Illinois’ public universities see an influx of freshmen

Illinois’ public universities see an influx of freshmen

Illinois’ public universities are seeing the effect, of the two-year budget impasse of former Gov. Rauner, go down. The state’s original public university, the Illinois State University, founded in 1857, has reported a historic increase in fall enrollment this week. The university has seen the largest freshmen drive in 33 years.

Eastern Illinois University in Charleston has also reported good numbers again this year as they have seen an increase in freshmen enrollment. They have reported a 10 percent rise in freshmen and sophomores than they did last year. This positive news have come after Southern Illinois University Carbondale announces earlier this week that they have managed to slow down the enrollment decline.

SIU Edwardsville followed the announcement that their enrollment has also remained stable this fall. However, Western Illinois University in Macomb wasn’t successful in ending the enrollment drop as they registered another 10 percent drop as students enrollment has fallen below 8,000 students.

The University of Illinois System along with Northern Illinois University in DeKalb could be releasing their enrollment figures this next week. The biggest news of the week has come out of Bloomington-Normal as ISU has reported a 1.2 percent increase in the overall enrollment. They had managed to clear 20,000 students last year but this year saw the registration of 20,878 students. This year’s rise was due to the 3,860 freshmen class. This freshmen class is the highest since the mid-80s.

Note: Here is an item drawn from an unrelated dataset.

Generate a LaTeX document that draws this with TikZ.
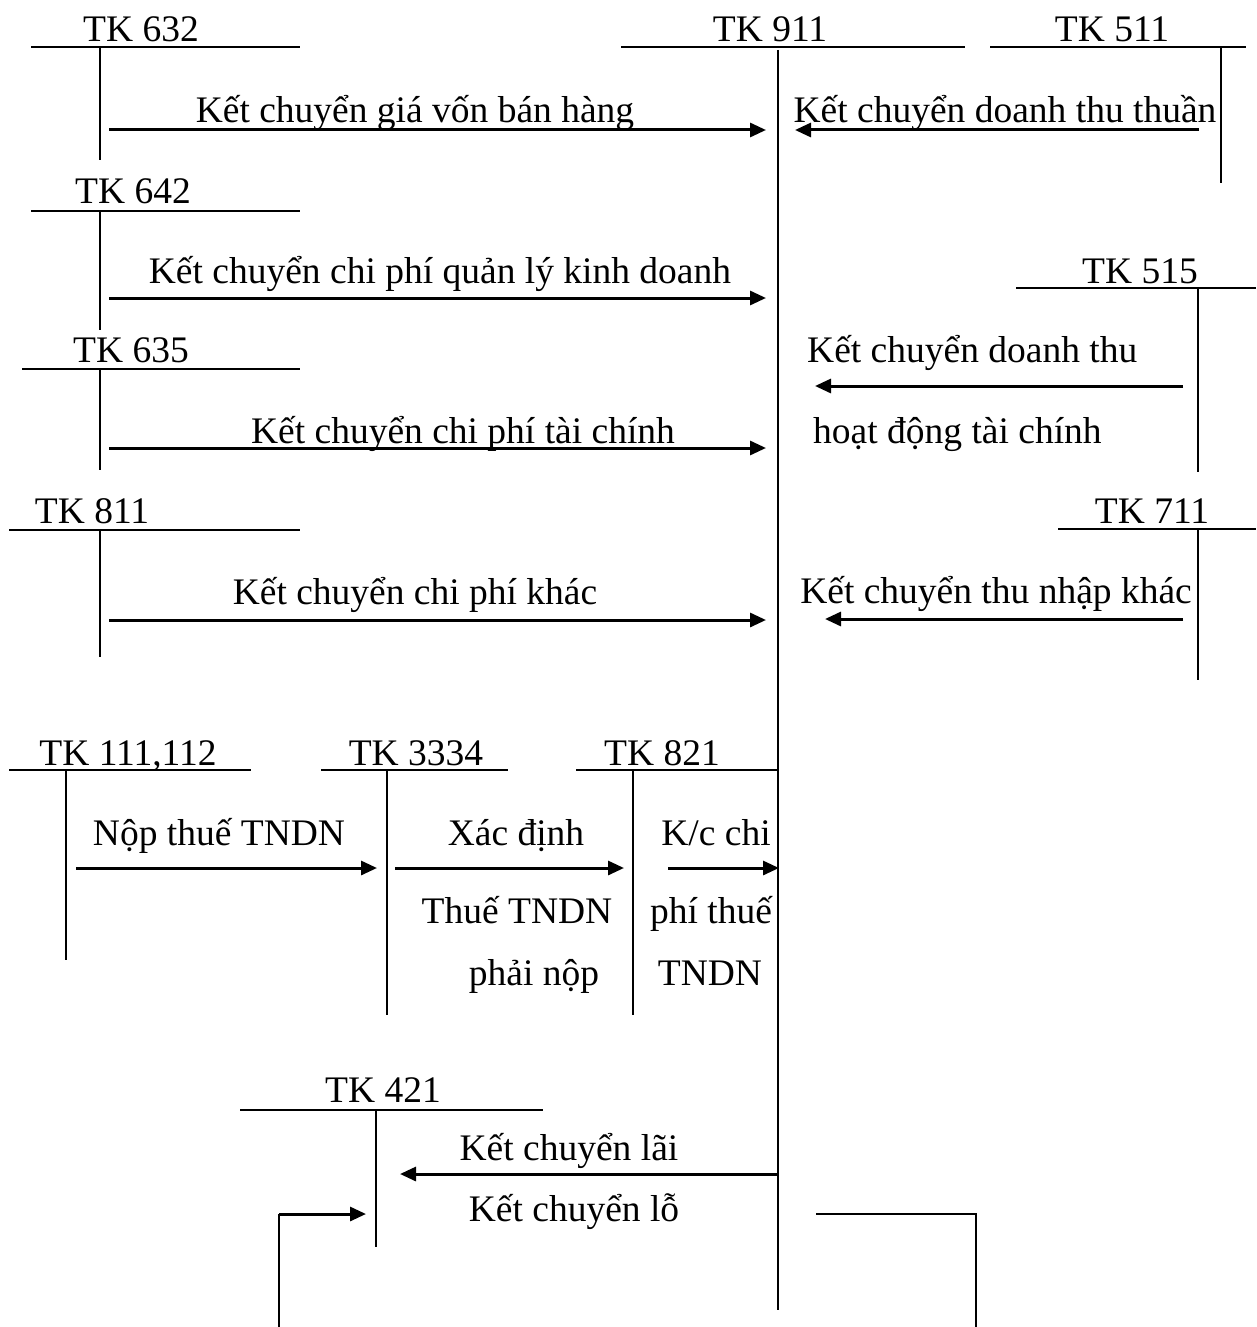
\documentclass[tikz,border=0pt]{standalone}
\usepackage{fontspec}
\setmainfont{Liberation Serif}
\usetikzlibrary{arrows.meta}
\begin{document}
\begin{tikzpicture}[x=1pt,y=-1pt,
  tline/.style={line width=2pt},
  arr/.style={line width=3pt,-{Triangle[length=16pt,width=14pt]}},
  lbl/.style={anchor=base,inner sep=0pt,font=\fontsize{37.5}{42}\selectfont},
  lbll/.style={lbl,anchor=base west},
  lblr/.style={lbl,anchor=base east}]
\useasboundingbox (0,0) rectangle (1256,1327);
% ---------- TK 632
\node[lbl] (l632) at (141,42) {TK 632};
\draw[tline] (31,47) -- (300,47);
\coordinate (t632) at (100,47); \coordinate (b632) at (100,160);
\draw[tline] (t632) -- (b632);
% ---------- TK 911
\node[lbl] (l911) at (770,42) {TK 911};
\draw[tline] (621,47) -- (965,47);
\coordinate (t911) at (778,50); \coordinate (b911) at (778,1310);
\draw[tline] (t911) -- (b911);
% ---------- TK 511
\node[lbl] (l511) at (1112,42) {TK 511};
\draw[tline] (990,47) -- (1246,47);
\coordinate (t511) at (1221,47); \coordinate (b511) at (1221,183);
\draw[tline] (t511) -- (b511);
% arrows row 1
\coordinate (a1s) at (109,130); \coordinate (a1e) at (766,130);
\draw[arr] (a1s) -- (a1e);
\node[lbl] (txa1) at (415,122) {Kết chuyển giá vốn bán hàng};
\coordinate (a2s) at (1199,130); \coordinate (a2e) at (795,130);
\draw[arr] (a2s) -- (a2e);
\node[lbl] (txa2) at (1005,122) {Kết chuyển doanh thu thuần};
% ---------- TK 642
\node[lbl] (l642) at (133,203) {TK 642};
\draw[tline] (31,211) -- (300,211);
\coordinate (t642) at (100,211); \coordinate (b642) at (100,330);
\draw[tline] (t642) -- (b642);
\coordinate (a3s) at (109,298); \coordinate (a3e) at (766,298);
\draw[arr] (a3s) -- (a3e);
\node[lbl] (txa3) at (440,283) {Kết chuyển chi phí quản lý kinh doanh};
% ---------- TK 515
\node[lbl] (l515) at (1140,283) {TK 515};
\draw[tline] (1016,288) -- (1256,288);
\coordinate (t515) at (1198,288); \coordinate (b515) at (1198,472);
\draw[tline] (t515) -- (b515);
\coordinate (a4s) at (1183,386); \coordinate (a4e) at (815,386);
\draw[arr] (a4s) -- (a4e);
\node[lbll] (txa4) at (807,362) {Kết chuyển doanh thu};
\node[lbll] (txa4b) at (813,443) {hoạt động tài chính};
% ---------- TK 635
\node[lbl] (l635) at (131,362) {TK 635};
\draw[tline] (22,369) -- (300,369);
\coordinate (t635) at (100,369); \coordinate (b635) at (100,470);
\draw[tline] (t635) -- (b635);
\coordinate (a5s) at (109,448); \coordinate (a5e) at (766,448);
\draw[arr] (a5s) -- (a5e);
\node[lbl] (txa5) at (463,443) {Kết chuyển chi phí tài chính};
% ---------- TK 811
\node[lbl] (l811) at (92,523) {TK 811};
\draw[tline] (9,530) -- (300,530);
\coordinate (t811) at (100,530); \coordinate (b811) at (100,657);
\draw[tline] (t811) -- (b811);
\coordinate (a6s) at (109,620); \coordinate (a6e) at (766,620);
\draw[arr] (a6s) -- (a6e);
\node[lbl] (txa6) at (415,604) {Kết chuyển chi phí khác};
% ---------- TK 711
\node[lbl] (l711) at (1152,523) {TK 711};
\draw[tline] (1058,529) -- (1256,529);
\coordinate (t711) at (1198,529); \coordinate (b711) at (1198,680);
\draw[tline] (t711) -- (b711);
\coordinate (a7s) at (1183,619); \coordinate (a7e) at (825,619);
\draw[arr] (a7s) -- (a7e);
\node[lblr] (txa7) at (1192,603) {Kết chuyển thu nhập khác};
% ---------- TK 111,112
\node[lbl] (l111) at (128,765) {TK 111,112};
\draw[tline] (9,770) -- (251,770);
\coordinate (t111) at (66,770); \coordinate (b111) at (66,960);
\draw[tline] (t111) -- (b111);
% ---------- TK 3334
\node[lbl] (l3334) at (416,765) {TK 3334};
\draw[tline] (321,770) -- (508,770);
\coordinate (t3334) at (387,770); \coordinate (b3334) at (387,1015);
\draw[tline] (t3334) -- (b3334);
% ---------- TK 821
\node[lbl] (l821) at (662,765) {TK 821};
\draw[tline] (576,770) -- (778,770);
\coordinate (t821) at (633,770); \coordinate (b821) at (633,1015);
\draw[tline] (t821) -- (b821);
% arrows tax
\coordinate (b1s) at (76,868); \coordinate (b1e) at (377,868);
\draw[arr] (b1s) -- (b1e);
\node[lbl] (txb1) at (219,845) {Nộp thuế TNDN};
\coordinate (b2s) at (395,868); \coordinate (b2e) at (624,868);
\draw[arr] (b2s) -- (b2e);
\node[lbl] (txb2) at (516,845) {Xác định};
\node[lbl] (txb2b) at (517,923) {Thuế TNDN};
\node[lbl] (txb2c) at (534,985) {phải nộp};
\coordinate (b3s) at (668,868); \coordinate (b3e) at (779,868);
\draw[arr] (b3s) -- (b3e);
\node[lbl] (txb3) at (716,845) {K/c chi};
\node[lbl] (txb3b) at (711,923) {phí thuế};
\node[lbl] (txb3c) at (710,985) {TNDN};
% ---------- TK 421
\node[lbl] (l421) at (383,1102) {TK 421};
\draw[tline] (240,1110) -- (543,1110);
\coordinate (t421) at (376,1110); \coordinate (b421) at (376,1247);
\draw[tline] (t421) -- (b421);
\coordinate (c1s) at (778,1174); \coordinate (c1e) at (400,1174);
\draw[arr] (c1s) -- (c1e);
\node[lbl] (txc1) at (569,1160) {Kết chuyển lãi};
\node[lbl] (txc2) at (574,1221) {Kết chuyển lỗ};
% loss path
\coordinate (r1) at (816,1214); \coordinate (r2) at (976,1214); \coordinate (r3) at (976,1327);
\draw[tline] (r1) -- (r2) -- (r3);
\coordinate (q1) at (279,1327); \coordinate (q2) at (279,1214); \coordinate (q3) at (366,1214);
\draw[tline] (q1) -- (q2);
\draw[arr] (q2) -- (q3);
\end{tikzpicture}
\end{document}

President Larry Dietz said that “This year’s historically large freshman class is part of the continuing trend of strong enrollment at Illinois State University.” He added, “That is proof that students recognize the high quality of educational, growth, and leadership opportunities the university offers. Once they arrive on campus, students achieve real success, as evidenced by Illinois State’s high student retention and graduation rates.”